The vendor onboarding policies and thoroughness of due-diligence depends on several factors like the size of your organisation, criticalness of a vendor to your business, size and nature of transaction, etc. However, these are five essential checks you should always perform on a vendor to avoid trouble later.
- KYC documents: Verify the GSTIN, PAN and company incorporation certificate of the vendor. Verify if supplier has any other specific licenses, registrations or certificates required. E.g FSSAI certificate in food and beverage industry.
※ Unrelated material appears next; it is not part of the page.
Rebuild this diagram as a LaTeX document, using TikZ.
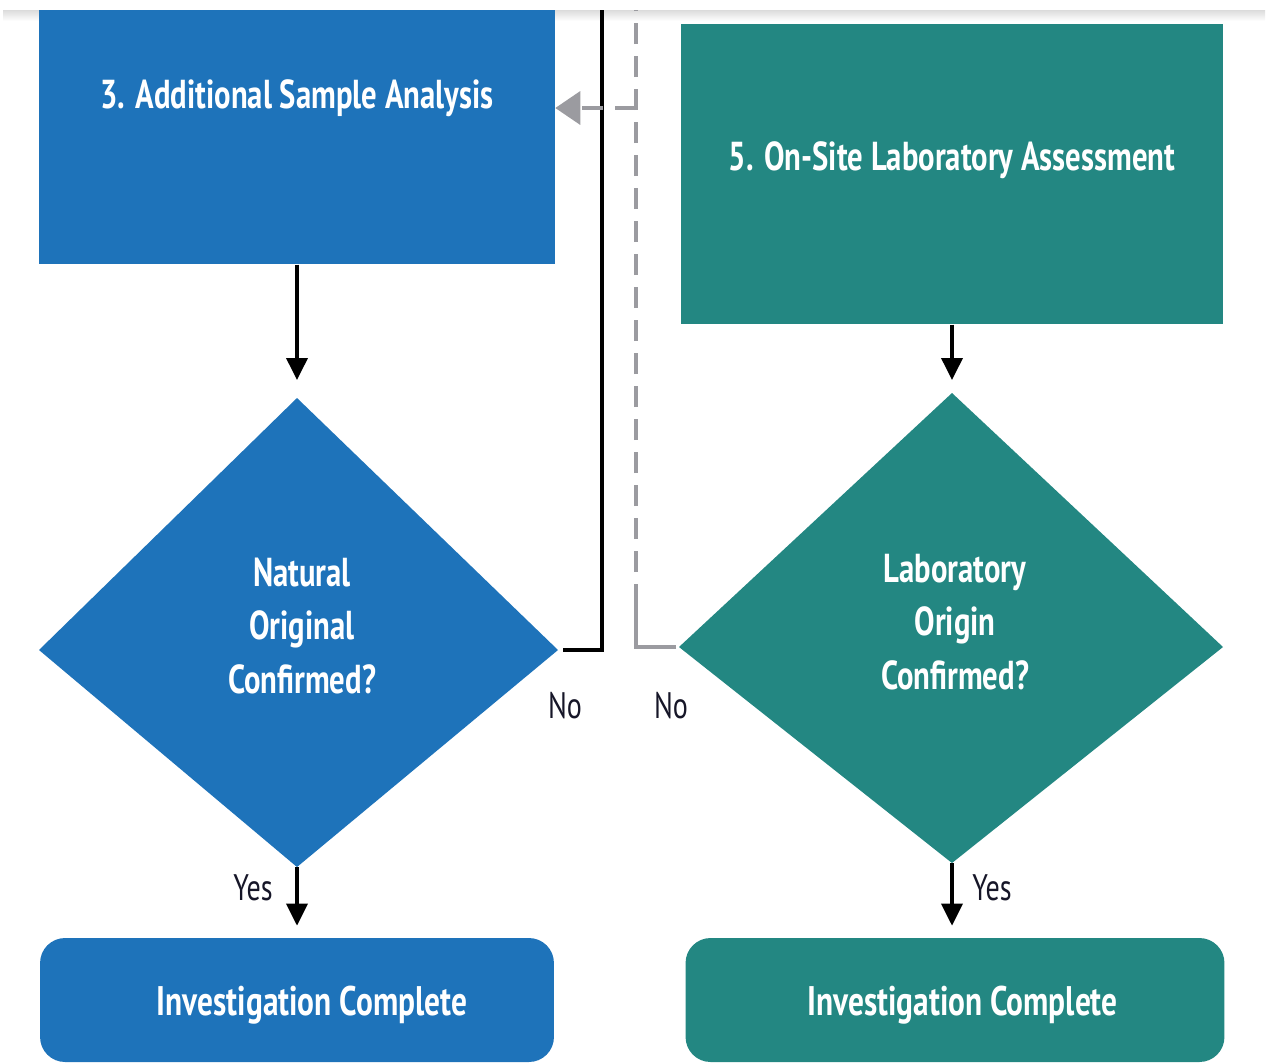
\documentclass[tikz,border=0pt]{standalone}
\usepackage{fontspec}
\setmainfont{PT Sans}[FakeStretch=0.76]
\usepackage{xcolor}
\usetikzlibrary{arrows.meta}
\definecolor{flowblue}{RGB}{30,115,186}
\definecolor{flowteal}{RGB}{35,135,130}
\definecolor{nogray}{RGB}{155,155,160}
\definecolor{labelink}{RGB}{22,22,40}

\begin{document}
\begin{tikzpicture}[x=0.02cm,y=-0.02cm]
\tikzset{procbox/.style={anchor=north,inner sep=0pt,text=white,font=\bfseries\fontsize{23}{28}\selectfont}}
\tikzset{decidetext/.style={text=white,align=center,font=\bfseries\fontsize{23}{30.6}\selectfont}}
\tikzset{endbox/.style={rounded corners=0.5cm,inner sep=0pt,text=white,minimum height=2.48cm,font=\bfseries\fontsize{23.5}{28}\selectfont}}
\tikzset{arr/.style={line width=2.1pt,-{Triangle[width=0.42cm,length=0.44cm]}}}
\tikzset{yesno/.style={text=labelink,font=\fontsize{21}{24}\selectfont}}
\tikzset{noline/.style={line width=2.1pt}}
\tikzset{grayline/.style={line width=2.1pt,nogray}}

\useasboundingbox (0,0) rectangle (1272,1063);
\shade[top color=gray!28,bottom color=white] (3,10) rectangle (1265,21);

% top boxes
\node[procbox,fill=flowblue,minimum width=10.32cm,text height=1.96cm,text depth=3.12cm]
  (sample) at (297,10) {3. Additional Sample Analysis};
\node[procbox,fill=flowteal,minimum width=10.84cm,text height=2.92cm,text depth=3.08cm]
  (onsite) at (952,24) {5. On-Site Laboratory Assessment};

% diamonds
\coordinate (ntop) at (297,398);
\coordinate (nright) at (558,650);
\coordinate (nbot) at (297,867);
\coordinate (nleft) at (39,650);
\fill[flowblue] (ntop) -- (nright) -- (nbot) -- (nleft) -- cycle;
\node[decidetext] (natural) at (302,626) {Natural\\Original\\Confirmed?};

\coordinate (ltop) at (952,393);
\coordinate (lright) at (1223,647);
\coordinate (lbot) at (952,863);
\coordinate (lleft) at (679,647);
\fill[flowteal] (ltop) -- (lright) -- (lbot) -- (lleft) -- cycle;
\node[decidetext] (laborigin) at (955,622) {Laboratory\\Origin\\Confirmed?};

% bottom boxes
\node[endbox,fill=flowblue,minimum width=10.28cm] (done1) at (297,1000)
  {\hspace*{0.6cm}\raisebox{-0.1cm}[\height][\depth]{Investigation Complete}};
\node[endbox,fill=flowteal,minimum width=10.78cm] (done2) at (955,1000)
  {\hspace*{0.3cm}\raisebox{-0.1cm}[\height][\depth]{Investigation Complete}};

% connectors
\draw[arr,shorten >=0.36cm] (sample.south) -- (ntop);
\draw[arr,shorten >=0.26cm] (onsite.south) -- (ltop);
\draw[arr,shorten >=0.24cm] (nbot) -- (nbot |- done1.north);
\draw[arr,shorten >=0.24cm] (lbot) -- (lbot |- done2.north);

\coordinate (blacktop) at (602,10);
\draw[noline,shorten <=0.1cm] (nright) -| (blacktop);

\coordinate (graycorner) at (636,605);
\coordinate (graybranch) at (636,108);
\coordinate (graytop) at (636,10);
\draw[grayline,shorten <=0.06cm] (lleft) -| (graycorner);
\draw[grayline,dash pattern=on 0.42cm off 0.24cm] (graycorner) -- (graytop);
\draw[grayline,dash pattern=on 0.42cm off 0.24cm,-{Triangle[width=0.66cm,length=0.5cm]}]
  (graybranch) -- (sample.east |- graybranch);

% labels
\node[yesno] (no1) at (565,706) {No};
\node[yesno] (no2) at (671,706) {No};
\node[yesno] (yes1) at (253,888) {Yes};
\node[yesno] (yes2) at (992,888) {Yes};

\end{tikzpicture}
\end{document}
- Revenue from operations: Check the operating revenues of the vendor for last 3-5 years. See if they are going up or down. If they are going down, what are the reasons? Could they be losing business because of unreliability? Is it a temporary situation?
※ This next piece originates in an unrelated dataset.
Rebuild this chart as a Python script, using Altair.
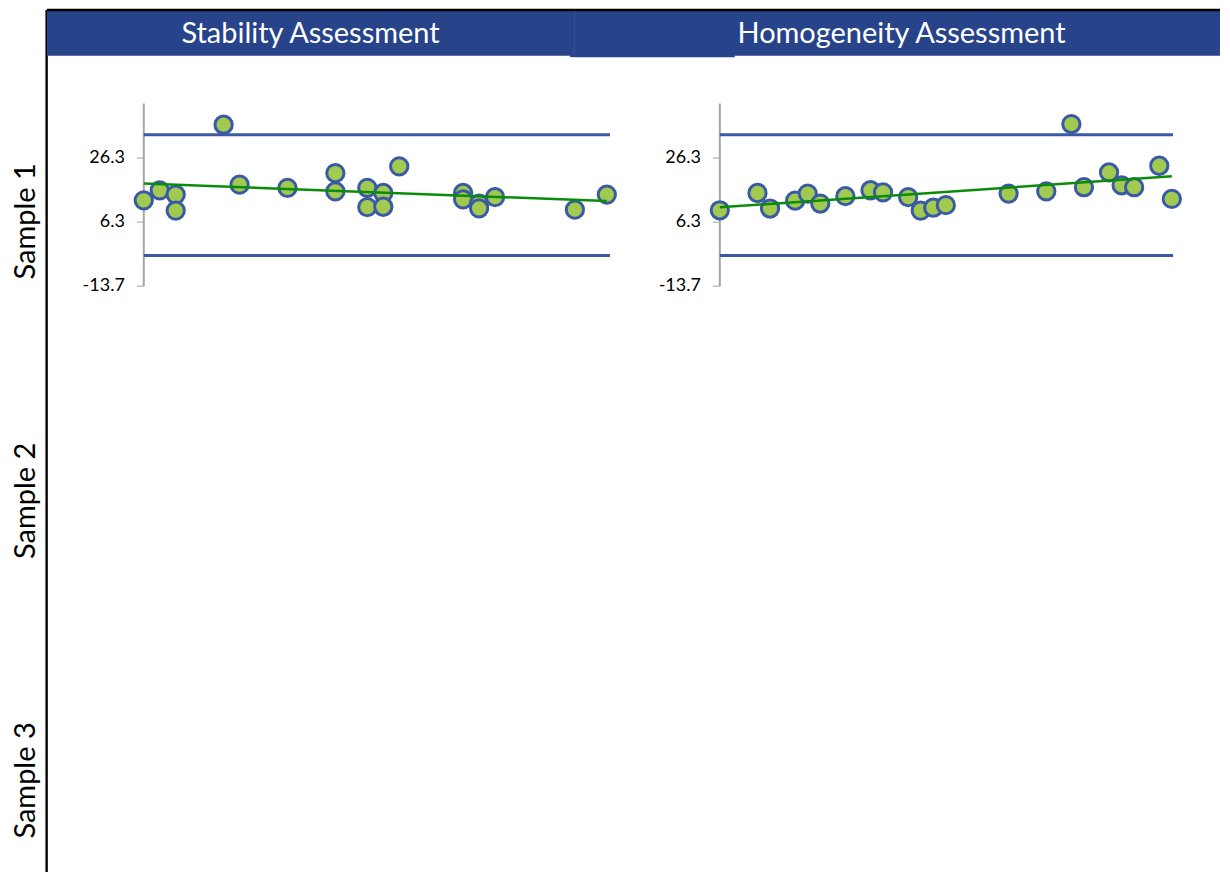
import altair as alt
import pandas as pd

# ---------------- data ----------------
panel_titles = ["Stability Assessment", "Homogeneity Assessment"]
row_labels = ["Sample 1", "Sample 2", "Sample 3"]
row_index = [1, 2, 3]

stab_x = [0, 1, 2, 2, 5, 6, 9, 12, 12, 14, 14, 15, 15, 16, 20, 20, 21, 21, 22, 27, 29]
stab_y = [13.1, 16.2, 14.9, 9.9, 36.7, 18.0, 17.0, 21.6, 15.9, 17.0, 11.0, 15.4, 11.1,
          23.7, 15.4, 13.4, 12.1, 10.6, 14.1, 10.2, 14.9]

homo_x = [0, 3, 4, 6, 7, 8, 10, 12, 13, 15, 16, 17, 18, 23, 26, 28, 29, 31, 32, 33, 35, 36]
homo_y = [10.0, 15.4, 10.55, 13.0, 15.2, 12.1, 14.4, 16.25, 15.6, 14.1, 9.9, 10.8, 11.6,
          15.2, 15.9, 36.9, 17.2, 21.8, 17.8, 17.2, 23.9, 13.55]

control_limits = [33.6, -4.1]
axis_ticks = [26.3, 6.3, -13.7]
axis_tick_labels = ["26.3", "6.3", "-13.7"]
axis_bottom = -13.7
axis_top = 43.3

# ---------------- style / layout ----------------
FONT = "Lato"
BLUE = "#27438A"
LINE_BLUE = "#3A5AA6"
PT_FILL = "#A2CA50"
PT_STROKE = "#3A5AA6"
GREEN = "#0A8C0A"
GRAY = "#A6A6A6"

H = 866
Y_RANGE = [278, 95]          # pixel range of the panel value axis


def column(title, xs, ys, xmax, width, xrange, title_x, extra_band=None):
    df = pd.DataFrame({"x": xs, "y": ys})
    xsc = alt.Scale(domain=[0, xmax], range=xrange, nice=False, zero=False)
    ysc = alt.Scale(domain=[axis_bottom, axis_top], range=Y_RANGE, nice=False, zero=False)
    one = pd.DataFrame({"k": [0]})

    layers = []
    layers.append(alt.Chart(one).mark_rect(color=BLUE).encode(
        x=alt.value(0), x2=alt.value(width), y=alt.value(2), y2=alt.value(47)))
    if extra_band is not None:
        layers.append(alt.Chart(one).mark_rect(color=BLUE).encode(
            x=alt.value(extra_band[0]), x2=alt.value(extra_band[1]),
            y=alt.value(46), y2=alt.value(48.5)))
    layers.append(alt.Chart(one).mark_rule(color="black", strokeWidth=2.4).encode(
        x=alt.value(0), x2=alt.value(width), y=alt.value(1.3)))
    layers.append(alt.Chart(pd.DataFrame({"t": [title]})).mark_text(
        color="white", font=FONT, fontSize=29, align="center", baseline="middle"
    ).encode(text="t:N", x=alt.value(title_x), y=alt.value(25)))

    layers.append(alt.Chart(pd.DataFrame({"x": [0], "y": [axis_bottom], "y2": [axis_top]})).mark_rule(
        color=GRAY, strokeWidth=2
    ).encode(x=alt.X("x:Q", scale=xsc, axis=None),
             y=alt.Y("y:Q", scale=ysc, axis=None), y2="y2:Q"))

    tick_df = pd.DataFrame({"v": axis_ticks, "lab": axis_tick_labels,
                            "x": [0] * len(axis_ticks)})
    layers.append(alt.Chart(tick_df).mark_tick(
        orient="horizontal", size=7, thickness=1.5, color=GRAY, xOffset=-3.5
    ).encode(x=alt.X("x:Q", scale=xsc, axis=None), y=alt.Y("v:Q", scale=ysc, axis=None)))
    layers.append(alt.Chart(tick_df).mark_text(
        align="right", baseline="middle", font=FONT, fontSize=18, color="black", dx=-19
    ).encode(x=alt.X("x:Q", scale=xsc, axis=None), y=alt.Y("v:Q", scale=ysc, axis=None),
             text="lab:N"))

    lim_df = pd.DataFrame({"lim": control_limits, "x": [0] * len(control_limits),
                           "x2": [xmax] * len(control_limits)})
    layers.append(alt.Chart(lim_df).mark_rule(color=LINE_BLUE, strokeWidth=3).encode(
        x=alt.X("x:Q", scale=xsc, axis=None), x2="x2:Q",
        y=alt.Y("lim:Q", scale=ysc, axis=None)))

    layers.append(alt.Chart(df).mark_circle(
        fill=PT_FILL, stroke=PT_STROKE, strokeWidth=3, size=300, opacity=1
    ).encode(x=alt.X("x:Q", scale=xsc, axis=None), y=alt.Y("y:Q", scale=ysc, axis=None)))

    layers.append(alt.Chart(df).transform_regression("x", "y").mark_line(
        color=GREEN, strokeWidth=2.5
    ).encode(x=alt.X("x:Q", scale=xsc, axis=None), y=alt.Y("y:Q", scale=ysc, axis=None)))

    return alt.layer(*layers).properties(width=width, height=H)


# left column: row labels and frame line
one = pd.DataFrame({"k": [0]})
lab_df = pd.DataFrame({"label": row_labels, "r": row_index})
row_txt = alt.Chart(lab_df).mark_text(
    angle=270, font=FONT, fontSize=29, color="black", align="center", baseline="middle"
).encode(
    text="label:N",
    y=alt.Y("r:Q", scale=alt.Scale(domain=[1, 3], range=[213, 773], nice=False, zero=False),
            axis=None),
    x=alt.value(18),
)
left_line = alt.Chart(one).mark_rule(color="black", strokeWidth=2.4).encode(
    x=alt.value(38.7), y=alt.value(1.3), y2=alt.value(H - 1.3))
label_col = alt.layer(row_txt, left_line).properties(width=39, height=H)

stab_col = column(panel_titles[0], stab_x, stab_y, 29.2, 528, [97, 564], 264,
                  extra_band=(524, 528))
homo_col = column(panel_titles[1], homo_x, homo_y, 36.1, 647, [146, 600], 328,
                  extra_band=(0, 161))

chart = alt.hconcat(label_col, stab_col, homo_col, spacing=0, bounds="flush").properties(
    padding=0
).configure_view(stroke=None)

chart.save("out.html", embed_options={"renderer": "svg", "actions": False})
- Registration details: Verify address, CIN, incorporation date, status, and directors’ address as provided by vendor against a third party website.
- Other business interests: Check if the vendor has other conflicting businesses or has many directorships in other companies. Multiple business interests means less focus on one business. You may not want to tie up with such a vendor.
- Your organisation’s blacklist: Many organisations create their own negative list or blacklist of companies to not work with. Check that your new vendor is not in that list or any of its related-party is not in that list. Also, do check that the vendor is not in RBI, SEBI or MCA defaulter lists.
These 5 essential checks could form the basis of your vendor onboarding process. You could then evolve the process gradually as your business needs increase.